** Start Source material **

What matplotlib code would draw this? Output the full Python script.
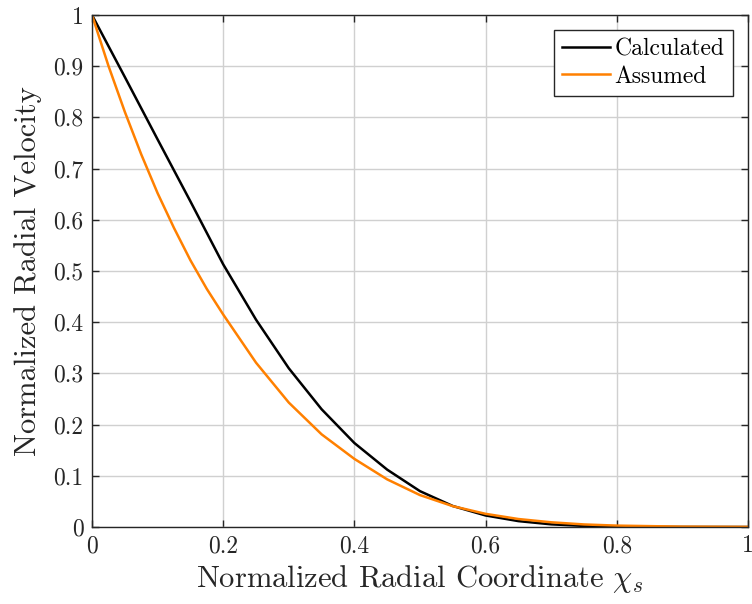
import numpy as np
import matplotlib
matplotlib.use("Agg")
import matplotlib.pyplot as plt

# values
calc_x = [0, 0.05, 0.1, 0.15, 0.2, 0.25, 0.3, 0.35, 0.4, 0.45, 0.5, 0.55,
          0.6, 0.65, 0.7, 0.75, 0.8, 0.85, 0.9, 1.0]
calc_y = [1, 0.879, 0.757, 0.636, 0.513, 0.405, 0.31, 0.23, 0.164, 0.112, 0.07, 0.041,
          0.0225, 0.0115, 0.0052, 0.0021, 0.0008, 0.0003, 0.0001, 0.0]

assm_x = [0, 0.025, 0.05, 0.075, 0.1, 0.125, 0.15, 0.175, 0.2, 0.25, 0.3, 0.35,
          0.4, 0.45, 0.5, 0.55, 0.6, 0.65, 0.7, 0.75, 0.8, 0.9, 1.0]
assm_y = [1, 0.901, 0.811, 0.728, 0.652, 0.584, 0.521, 0.465, 0.415, 0.321, 0.243, 0.181,
          0.133, 0.093, 0.0623, 0.0407, 0.0257, 0.0156, 0.0092, 0.005, 0.0027, 0.0007, 0.00015]

xticks = [0, 0.2, 0.4, 0.6, 0.8, 1]
yticks = [0, 0.1, 0.2, 0.3, 0.4, 0.5, 0.6, 0.7, 0.8, 0.9, 1]

plt.rcParams['font.family'] = 'serif'
plt.rcParams['font.serif'] = ['cmr10']
plt.rcParams['mathtext.fontset'] = 'cm'
plt.rcParams['axes.formatter.use_mathtext'] = True

fig = plt.figure(figsize=(7.52, 6.04), dpi=100)
ax = fig.add_axes([92/752, 77/604, 656/752, 512/604])

ax.plot(calc_x, calc_y, color="black", lw=1.8, label="Calculated")
ax.plot(assm_x, assm_y, color="#ff8000", lw=1.8, label="Assumed")

ax.set_xlim(0, 1)
ax.set_ylim(0, 1)
ax.set_xticks(xticks)
ax.set_yticks(yticks)
ax.set_xticklabels([("%g" % t) for t in xticks])
ax.set_yticklabels([("%g" % t) for t in yticks])
ax.grid(True, color="#d0d0d0", lw=1)
ax.set_axisbelow(True)
ax.tick_params(direction="in", top=True, right=True, length=5, width=1,
               color="#262626", labelsize=17, labelcolor="#262626", pad=6)
for s in ax.spines.values():
    s.set_color("#262626")
    s.set_linewidth(1)

ax.set_xlabel(r"Normalized Radial Coordinate $\chi_s$", fontsize=22, color="#262626", labelpad=4)
ax.set_ylabel("Normalized Radial Velocity", fontsize=22, color="#262626", labelpad=8)

leg = ax.legend(loc="upper right", fontsize=17, fancybox=False, framealpha=1,
                edgecolor="#262626", borderaxespad=0.65, handlelength=2.0,
                borderpad=0.35, labelspacing=0.2, handletextpad=0.2)
leg.get_frame().set_linewidth(1)

fig.savefig("out.png", dpi=100)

** End Source material **

Goal of the exercise:
Write out each line of the listing above, exactly, from its first line to the line holding "import matplotlib.pyplot as plt", inclusive. Skip the pictures.

Finished answer:
What matplotlib code would draw this? Output the full Python script.
import numpy as np
import matplotlib
matplotlib.use("Agg")
import matplotlib.pyplot as plt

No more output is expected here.